The RAV4 Prime is the plug-in hybrid with a strong incentive.
The Toyota RAV4 is a compact crossover utility vehicle with room for five. It’s Toyota’s best-selling model and even outsells the Camry sedan we featured here last week.
Toyota offers the RAV4 in gas, hybrid, and plug-in hybrid variants, the latter is marketed under the Prime umbrella. Toyota prices the 2021 RAV4 Prime from $38,100 (SE) to $41,425 (XSE), plus a $1,120 destination charge. Shoppers should be aware that this model comes with a federal tax credit of up to $7,500, depending on your income. If eligible, you’ll claim the credit on your tax form, reducing your burden accordingly.
New for 2021
The Toyota RAV4 Prime is a new model. This one seats five and comes with standard all-wheel drive. Check out our January 7, 2021, issue for a review of the standard RAV4 Hybrid.
RAV4 Prime Model Highlights
As previous owners of three RAV4s, we’re unusually familiar with this model. The current version is larger and boxier than before. It borrows design cues from the Tacoma pickup truck and 4Runner SUV for a more muscular stance.
Inside, the RAV4 is clean and comfortable. A layered dashboard wrapped in quality materials adds visual interest. We found numerous pockets, cubbies, and storage areas throughout, and were happy that one alcove charged our cell phone without a plug.
The standard SE edition supplies seats wrapped in fabric trim. The available XSE utilizes imitation leather that passes for the real thing. We found the front seats comfortable and supportive with ample back, hip, and thigh support. As for the rear seat, two fit very comfortably, although a third person isn’t out of the question.
All expected tech features are present, including a color 8-inch touch-screen display, Bluetooth, five USB ports, smartphone compatibility, a 110-volt power outlet, and six speakers. Upgrade to the XSE for a 9-inch screen and the wireless charging pad. An 11-speaker JBL audio system is available.
On the safety front, Toyota supplies everything from lane departure warning to blind-spot monitoring. Adaptive cruise control, automatic emergency braking, and automatic high beams are included. The only spend-up option here is front and rear parking assist with automatic braking.
RAV4 Prime Performance
Every 2021 RAV4 comes with a 2.5-liter four-cylinder gas engine. It’s what Toyota does with each engine to round out the powertrain that makes the gas, hybrid, and Prime editions different. Indeed, the engine is tuned for efficiency in the two hybrids, with the standard power down by about 20 percent to improve mileage.

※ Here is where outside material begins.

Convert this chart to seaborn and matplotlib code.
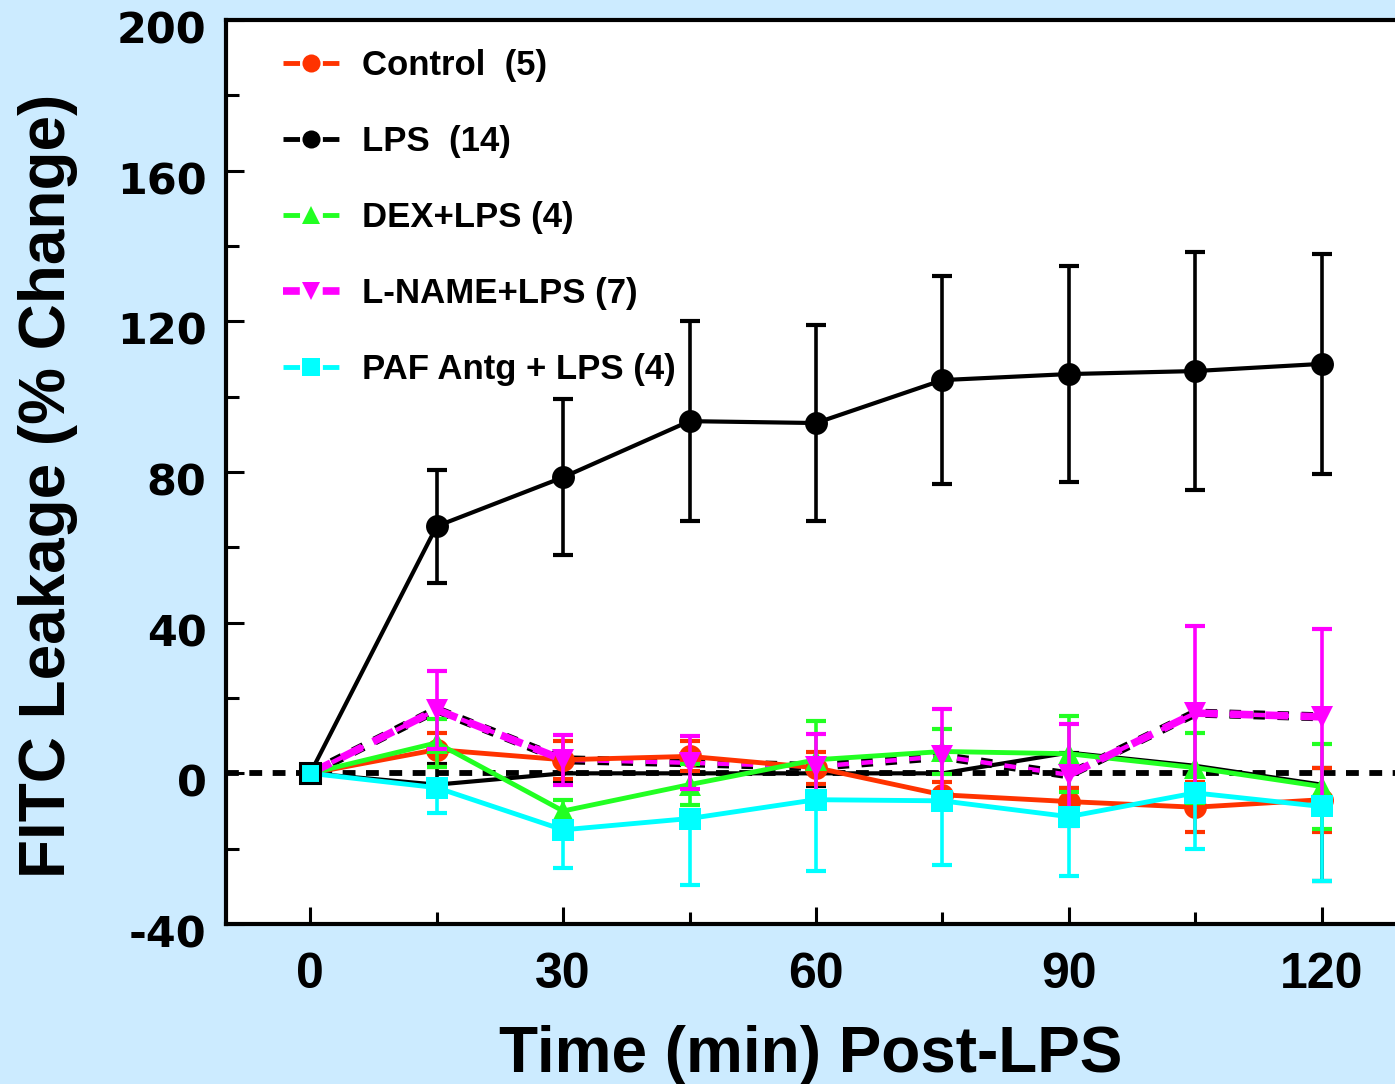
import numpy as np
import matplotlib.pyplot as plt
import matplotlib.patheffects as pe
from matplotlib.lines import Line2D
from matplotlib.ticker import MultipleLocator
from matplotlib.transforms import ScaledTranslation
import seaborn as sns

# time points (min post-LPS)
time = [0, 15, 30, 45, 60, 75, 90, 105, 120]

# group means and SEM (% change)
control = [0, 6.3, 3.6, 4.5, 1.5, -5.7, -7.5, -9.0, -7.0]
control_err = [0, 4.5, 5.0, 4.0, 4.2, 3.5, 3.5, 6.7, 8.5]
lps = [0, 65.6, 78.6, 93.5, 93.0, 104.4, 106.0, 106.8, 108.7]
lps_err = [0, 15.0, 20.7, 26.5, 26.0, 27.6, 28.7, 31.7, 29.2]
dex = [0, 8.1, -10.0, -3.0, 3.6, 5.8, 5.2, 1.5, -3.5]
dex_err = [0, 6.3, 3.0, 5.5, 10.4, 6.1, 10.1, 9.3, 11.4]
lname = [0, 16.9, 3.6, 2.8, 1.8, 4.5, -0.4, 16.0, 15.0]
lname_err = [0, 10.4, 6.7, 7.0, 8.7, 12.7, 13.6, 23.0, 23.2]
paf = [0, -3.8, -15.0, -12.0, -7.0, -7.3, -11.5, -5.2, -8.8]
paf_err = [0, 6.7, 10.0, 17.6, 19.0, 17.0, 15.7, 15.0, 19.7]

# leftover black trace sitting under the others near zero
under = [0, -3.0, 0, 0, 0, 0, 5.5, 2.0, -3.0]
under_lo = [0, 0, 2.4, 0, 3.3, 0, 9.3, 0, 25.5]
under_hi = [0, 5.6, 0, 0, 0, 0, 0, 0, 4.5]

labels = ['Control  (5)', 'LPS  (14)', 'DEX+LPS (4)', 'L-NAME+LPS (7)', 'PAF Antg + LPS (4)']
colors = ['#FF3300', 'black', '#22FF22', '#FF00FF', '#00FFFF']
markers = ['o', 'o', '^', 'v', 's']

sns.set_theme(style='ticks')
plt.rcParams['font.family'] = ['Liberation Sans', 'DejaVu Sans']
plt.rcParams['font.weight'] = 'bold'
plt.rcParams['text.color'] = 'black'
plt.rcParams['axes.unicode_minus'] = False

fig = plt.figure(figsize=(13.95, 10.84), dpi=100, facecolor='#CCEBFF')
ax = fig.add_axes([226 / 1395, 160 / 1084, (1448 - 226) / 1395, 904 / 1084])
ax.set_facecolor('white')

t = np.array(time)
ms = 16.5
cap = 7.5
elw = 2.6

# under trace
sns.lineplot(x=time, y=under, color='black', linewidth=3, ax=ax, zorder=2)
idx = [1, 2, 4, 6, 8]
ax.errorbar(t[idx], np.array(under)[idx],
            yerr=[np.array(under_lo)[idx], np.array(under_hi)[idx]],
            fmt='none', ecolor='black', elinewidth=elw, capsize=cap, capthick=3, zorder=2)

# outlined magenta dashes (full series)
sns.lineplot(x=time, y=lname, color='#FF00FF', linewidth=3.2, ax=ax, zorder=2.2,
             dashes=False, linestyle=(0, (2.6, 2.8)),
             path_effects=[pe.Stroke(linewidth=6.5, foreground='black'), pe.Normal()])

# zero reference
ax.axhline(0, color='black', linewidth=4.2, linestyle=(0, (2.2, 1.8)), zorder=2.5)

# LPS
ax.errorbar(time[1:], lps[1:], yerr=lps_err[1:], fmt='none', ecolor='black',
            elinewidth=elw, capsize=cap, capthick=3, zorder=3)
sns.lineplot(x=time, y=lps, color='black', linewidth=3, marker='o', markersize=ms,
             markeredgewidth=0, ax=ax, zorder=3.1)

# Control
ax.errorbar(time[1:], control[1:], yerr=control_err[1:], fmt='none', ecolor=colors[0],
            elinewidth=elw, capsize=cap, capthick=3, zorder=3.2)
sns.lineplot(x=time, y=control, color=colors[0], linewidth=3.5, marker='o', markersize=ms,
             markeredgewidth=0, ax=ax, zorder=3.3)

# DEX
ax.errorbar(time[1:], dex[1:], yerr=dex_err[1:], fmt='none', ecolor=colors[2],
            elinewidth=elw, capsize=cap, capthick=3, zorder=3.4)
sns.lineplot(x=time, y=dex, color=colors[2], linewidth=3.5, marker='^', markersize=ms,
             markeredgewidth=0, ax=ax, zorder=3.5)

# L-NAME: thick bright dashes on the early and late parts
ax.errorbar(time[1:], lname[1:], yerr=lname_err[1:], fmt='none', ecolor=colors[3],
            elinewidth=elw, capsize=cap, capthick=3, zorder=3.6)
for sl in (slice(0, 3), slice(6, 9)):
    sns.lineplot(x=time[sl], y=lname[sl], color=colors[3], linewidth=5.5,
                 linestyle=(0, (3, 1.6)), ax=ax, zorder=3.7)
sns.lineplot(x=time, y=lname, color=colors[3], linewidth=0, marker='v', markersize=ms,
             markeredgewidth=0, ax=ax, zorder=3.75)

# PAF antagonist (lower bars only)
ax.errorbar(time[1:], paf[1:], yerr=[paf_err[1:], [0] * 8], fmt='none', ecolor=colors[4],
            elinewidth=elw, capsize=cap, capthick=3, zorder=3.8)
sns.lineplot(x=time, y=paf, color=colors[4], linewidth=3.5, marker='s', markersize=ms - 1,
             markeredgewidth=0, ax=ax, zorder=3.9)
ax.plot(time[0], paf[0], marker='s', markersize=ms - 2, color=colors[4],
        markeredgecolor='black', markeredgewidth=2.2, zorder=4)

ax.set_xlim(-10, 135)
ax.set_ylim(-40, 200)
ax.xaxis.set_major_locator(MultipleLocator(30))
ax.xaxis.set_minor_locator(MultipleLocator(15))
ax.yaxis.set_major_locator(MultipleLocator(40))
ax.yaxis.set_minor_locator(MultipleLocator(20))
ax.set_xlabel('')
ax.set_ylabel('')

for s in ax.spines.values():
    s.set_linewidth(3)
    s.set_color('black')
ax.tick_params(axis='both', which='both', direction='in', width=2.2, colors='black',
               top=False, right=False)
ax.tick_params(axis='x', which='major', length=12, pad=20, labelsize=36)
ax.tick_params(axis='x', which='minor', length=8.5)
ax.tick_params(axis='y', which='major', length=13, pad=14, labelsize=31)
ax.tick_params(axis='y', which='minor', length=9.5)
for lbl in ax.get_xticklabels():
    lbl.set_fontweight('bold')
shift = ScaledTranslation(0, -7 / 100, fig.dpi_scale_trans)
for tk in ax.yaxis.get_major_ticks():
    tk.label1.set_fontfamily('DejaVu Sans')
    tk.label1.set_fontweight('heavy')
    tk.label1.set_transform(tk.label1.get_transform() + shift)

fig.text(811 / 1395, 1 - 1072 / 1084, 'Time (min) Post-LPS', ha='center', va='baseline',
         fontsize=46, fontweight='bold')
fig.text(65 / 1395, 1 - 486 / 1084, 'FITC Leakage (% Change)', ha='center', va='baseline',
         rotation=90, rotation_mode='anchor', fontsize=46, fontweight='bold')

handles = []
for c, m in zip(colors, markers):
    if c == '#FF00FF':
        h = Line2D([0], [0], color=c, lw=5.5, ls=(0, (2.2, 3.0)), marker=m,
                   markersize=13, markeredgewidth=0)
    else:
        h = Line2D([0], [0], color=c, lw=3.5, ls=(0, (3.4, 4.7)), marker=m,
                   markersize=13, markeredgewidth=0)
    handles.append(h)
ax.legend(handles, labels, loc='upper left', bbox_to_anchor=(283 / 1395, 1 - 49 / 1084),
          bbox_transform=fig.transFigure, frameon=False, borderpad=0, borderaxespad=0,
          handlelength=1.64, handletextpad=0.63, labelspacing=1.24,
          prop={'size': 25, 'weight': 'bold'})

fig.savefig('out.png', dpi=100, facecolor=fig.get_facecolor())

Fortunately, the hybrids come with electric motors to add power to the engine under certain circumstances. For the RAV4 Prime, this model has two electric motors. The first one works with the gas engine to turn the front wheels, the second motor powers the rear wheels when needed, such as when slippage is detected. Under full throttle, the motors also kick in to join the gas engine, producing a net 302 horsepower. That’s more power than every other Toyota model other than the GR Supra sportscar.
Now we did mention that the RAV4 Prime is a plug-in hybrid electric vehicle. This means to replenish the battery, it needs to be connected to a power source. You might use your home’s standard 110-volt outlet for a slow charge, or you could invest about $1,000 to upgrade to an installed 220-volt outlet for fast recharge times. Once fully “juiced,” the Prime has a 42-mile electric-only driving range. Theoretically, if your trips are always short, you may use little to no gasoline, saving you money.
Plug In…or Not
But plugging in a vehicle isn’t always convenient, especially if you don’t own your place. Happily, Toyota developed an alternative that’s worth exploring and one that we used except for an all-to-brief visit to a public charging station for a connection. That alternative is to allow the Prime to replenish itself, something it will do when choosing the right mode switch to send some power from the engine to the battery system itself while driving. In doing so, you’ll consume slightly more fuel, but you’ll also watch the charge meter gradually climb until it tops out at 100 percent. Here, you’ll get about 32 miles of range, but at least you won’t have to worry about finding a connection.
The RAV4 Prime is not just an efficiency expert, but it is a performance beast. Under most driving conditions, this crossover starts, then silently moves forward. It’s when you press the “pedal to the metal,” where all systems go – you’ll zoom down the road faster than you might expect. Take it from 0-60 mph at full throttle and this vehicle will get you there in just 5.7 seconds.
We give the Prime positive marks for its laudable steering, handling, and braking response. The ride is comfortable too; we’ve seen improvements over the past few generations that make this a solid contender in the segment.
The $7,500 federal tax credit may ultimately reduce your cost for the RAV4 Prime as you file your taxes. It will also defray some of the costs of upgrading to the XSE, our test model. We think the XSE with its imitation leather seats, available panoramic roof, and heated outboard rear seats make it the best choice here, but you won’t go wrong with the well-equipped standard SE trim.